RE: bands of brothers


Subject: RE: bands of brothers
ZazieZazie@hetnet.nl
Date: Mon Jul 08 2002 - 13:08:55 EDT


> I know the 'little magazines' feature in the biographies of some
> great artists. But for every Querschnitt there were a million
> 'New Poetrys' or 'New Writings' or 'Wafflings'.
> And on each page of contents, for every Pound or Hemingway,
> were twenty million Jack Whosits & Susan Whatshies -
> their bones long since whitened in the deserts of time.

      Ah, but there's the rub. Only one in a kabillion achieves
      immortality. And that's only immortality in the current
      age. As time goes by, even that disappears.

      In the end, there's only one to represent it all.
      Homer. Shakespeare. Hemingway? I don't know about even
      that. So, all you're ever doing is shoveling against
      the tide. Sooner or later, you're going to go the way
      of the rest of them whose fifteen minutes were only five.

      So what is the point, then? A masterpiece?

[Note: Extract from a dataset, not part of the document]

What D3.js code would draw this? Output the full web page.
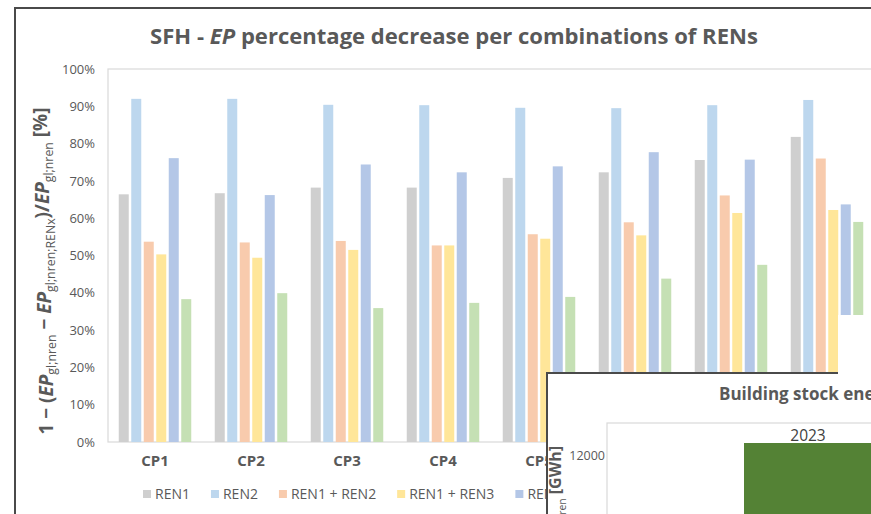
<!DOCTYPE html>
<html>
<head>
<meta charset="utf-8">
<script src="https://cdn.jsdelivr.net/npm/d3@7"></script>
<style>
  body { margin: 0; background: #fff; }
  svg { display: block; font-family: "Open Sans", sans-serif; }
</style>
</head>
<body>
<svg id="chart" width="871" height="514"></svg>
<script>
// ---- data ----
const categories = ["CP1", "CP2", "CP3", "CP4", "CP5", "CP6", "CP7", "CP8"];
const seriesNames = ["REN1", "REN2", "REN1 + REN2", "REN1 + REN3", "REN2 + REN3", "REN1 + REN2 + REN3"];
const ren1   = [66.4, 66.7, 68.2, 68.2, 70.8, 72.3, 75.6, 81.8];
const ren2   = [92.0, 92.0, 90.4, 90.3, 89.6, 89.5, 90.3, 91.7];
const ren12  = [53.7, 53.5, 53.9, 52.7, 55.7, 58.9, 66.1, 76.0];
const ren13  = [50.3, 49.4, 51.5, 52.7, 54.5, 55.4, 61.4, 62.2];
const ren23  = [76.1, 66.2, 74.4, 72.3, 73.9, 77.7, 75.7, 63.7];
const ren123 = [38.3, 39.9, 35.9, 37.3, 38.9, 43.8, 47.5, 59.0];
const yTicks = [0, 10, 20, 30, 40, 50, 60, 70, 80, 90, 100];

// inset chart (mostly hidden behind the frame edge)
const insetYears = ["2023"];
const insetValues = [12400];
const insetTicks = [12000];

const colors = ["#cfcfcf", "#bdd7ee", "#f8cbad", "#ffe699", "#b4c7e7", "#c5e0b4"];
const seriesValues = [ren1, ren2, ren12, ren13, ren23, ren123];

const svg = d3.select("#chart");
const W = 871, H = 514;
const textColor = "#595959";

// slide frame
svg.append("path")
  .attr("d", `M15,${H} V8 H${W}`)
  .attr("fill", "none")
  .attr("stroke", "#4a4a4a")
  .attr("stroke-width", 2);

// -------- scales --------
const plot = { left: 108, top: 69, bottom: 442 };
const x0 = d3.scaleBand().domain(categories).range([107, 875]).padding(0);
const x1 = d3.scaleBand().domain(seriesNames).range([0, x0.bandwidth()])
  .paddingInner(0.2).paddingOuter(0.94);
const y = d3.scaleLinear().domain([0, 100]).range([plot.bottom, plot.top]);

// plot area border
svg.append("rect")
  .attr("x", plot.left).attr("y", plot.top)
  .attr("width", W - plot.left + 10).attr("height", plot.bottom - plot.top)
  .attr("fill", "none").attr("stroke", "#d9d9d9").attr("stroke-width", 1.2);

// title
const title = svg.append("text")
  .attr("x", 454).attr("y", 44)
  .attr("text-anchor", "middle")
  .attr("font-weight", "bold")
  .attr("font-size", 21)
  .attr("fill", textColor);
title.append("tspan").text("SFH - ");
title.append("tspan").attr("font-style", "italic").text("EP");
title.append("tspan").text(" percentage decrease per combinations of RENs");
const tl = title.node().getComputedTextLength();
title.attr("font-size", 21 * 608 / tl);

// bars
const rows = categories.map((c, i) => ({
  cat: c,
  vals: seriesNames.map((s, j) => ({ key: s, value: seriesValues[j][i], color: colors[j] }))
}));

const groups = svg.append("g").selectAll("g")
  .data(rows).enter().append("g")
  .attr("transform", d => `translate(${x0(d.cat)},0)`);

groups.selectAll("rect")
  .data(d => d.vals).enter().append("rect")
  .attr("x", d => x1(d.key))
  .attr("width", x1.bandwidth())
  .attr("y", d => y(d.value))
  .attr("height", d => y(0) - y(d.value))
  .attr("fill", d => d.color);

// y axis (labels only)
const yAxis = svg.append("g")
  .attr("transform", `translate(${plot.left},0)`)
  .call(d3.axisLeft(y).tickValues(yTicks).tickFormat(d => d + "%").tickSize(0).tickPadding(13));
yAxis.select(".domain").remove();
yAxis.selectAll("text")
  .attr("font-family", "Open Sans")
  .attr("font-size", 13)
  .attr("fill", textColor);

// x axis labels
const xAxis = svg.append("g")
  .attr("transform", `translate(0,${plot.bottom})`)
  .call(d3.axisBottom(x0).tickSize(0).tickPadding(13));
xAxis.select(".domain").remove();
xAxis.selectAll("text")
  .attr("font-family", "Open Sans")
  .attr("font-weight", "bold")
  .attr("font-size", 15)
  .attr("fill", textColor);

// y axis title
const yt = svg.append("text")
  .attr("transform", "translate(53,271) rotate(-90)")
  .attr("text-anchor", "middle")
  .attr("font-weight", "bold")
  .attr("font-size", 16)
  .attr("fill", textColor);
function sub(t) {
  yt.append("tspan").attr("font-weight", "normal").attr("font-size", "0.65em").attr("dy", "0.28em").text(t);
}
function up(t) {
  yt.append("tspan").attr("dy", "-0.28em").text(t);
}
yt.append("tspan").text("1 \u2212 (");
yt.append("tspan").attr("font-style", "italic").text("EP");
sub("gl;nren");
up(" \u2212 ");
yt.append("tspan").attr("font-style", "italic").text("EP");
sub("gl;nren;RENx");
up(")/");
yt.append("tspan").attr("font-style", "italic").text("EP");
sub("gl;nren");
up(" [%]");
const ytl = yt.node().getComputedTextLength();
yt.attr("font-size", 16 * 327 / ytl);

// legend
const legend = svg.append("g").attr("transform", "translate(143,494)");
let lx = 0;
seriesNames.forEach((s, j) => {
  const g = legend.append("g").attr("transform", `translate(${lx},0)`);
  g.append("rect").attr("x", 0).attr("y", -4).attr("width", 8).attr("height", 8).attr("fill", colors[j]);
  const t = g.append("text").attr("x", 12).attr("y", 5)
    .attr("font-size", 14).attr("fill", textColor).text(s);
  lx += 12 + t.node().getComputedTextLength() + 21;
});

// white patch covering the end of the last group
svg.append("rect")
  .attr("x", 838).attr("y", 315).attr("width", W - 838).attr("height", H - 315)
  .attr("fill", "#fff");

// -------- inset chart --------
const inset = svg.append("g");
inset.append("rect")
  .attr("x", 546).attr("y", 372).attr("width", W - 546).attr("height", H - 372)
  .attr("fill", "#fff");
inset.append("path")
  .attr("d", `M547,${H} V373 H838`)
  .attr("fill", "none").attr("stroke", "#4a4a4a").attr("stroke-width", 2);

const iy = d3.scaleLinear().domain([0, 13000]).range([815, 425]);
const ix = d3.scaleBand().domain(insetYears).range([616, 1000]).padding(0.5);

inset.append("rect")
  .attr("x", 607).attr("y", 423).attr("width", W - 607 + 10).attr("height", 200)
  .attr("fill", "none").attr("stroke", "#d9d9d9").attr("stroke-width", 1.2);

inset.append("text")
  .attr("x", 719).attr("y", 400)
  .attr("font-weight", "bold").attr("font-size", 17)
  .attr("fill", textColor)
  .text("Building stock energy");

inset.selectAll(".ibar")
  .data(insetYears).enter().append("rect")
  .attr("class", "ibar")
  .attr("x", d => ix(d))
  .attr("width", ix.bandwidth())
  .attr("y", (d, i) => iy(insetValues[i]))
  .attr("height", (d, i) => iy(0) - iy(insetValues[i]))
  .attr("fill", "#548235");

inset.selectAll(".iyear")
  .data(insetYears).enter().append("text")
  .attr("class", "iyear")
  .attr("x", d => ix(d) + ix.bandwidth() / 2)
  .attr("y", 441)
  .attr("text-anchor", "middle")
  .attr("font-size", 15.5)
  .attr("fill", "#404040")
  .text(d => d);

const iAxis = inset.append("g")
  .attr("transform", "translate(607,0)")
  .call(d3.axisLeft(iy).tickValues(insetTicks).tickFormat(d3.format("d")).tickSize(0).tickPadding(2));
iAxis.select(".domain").remove();
iAxis.selectAll("text")
  .attr("font-family", "Open Sans")
  .attr("font-size", 12.5)
  .attr("fill", textColor);

const iyt = inset.append("text")
  .attr("transform", "translate(563,446) rotate(-90)")
  .attr("text-anchor", "end")
  .attr("font-weight", "bold")
  .attr("font-size", 16)
  .attr("fill", textColor);
iyt.append("tspan").attr("font-style", "italic").text("E");
iyt.append("tspan").attr("font-weight", "normal").attr("font-size", "0.65em").attr("dy", "0.3em").text("gl;nren");
iyt.append("tspan").attr("dy", "-0.3em").text(" [GWh]");
</script>
</body>
</html>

      Even a masterpiece goes the way of the rest of it
      after enough time passes. No, the point of it is the
      making of it. And one can do that alone just as well
      as one could do with a passel of cheddar-loving friends.

      Regards,
      Cecilia.

>>Maybe the point is more mundane:
>>praise and respect from peers and one or two generations after?
>>I mean, if you're dead, you're dead; ya can't take it with you, just like da money .... Or?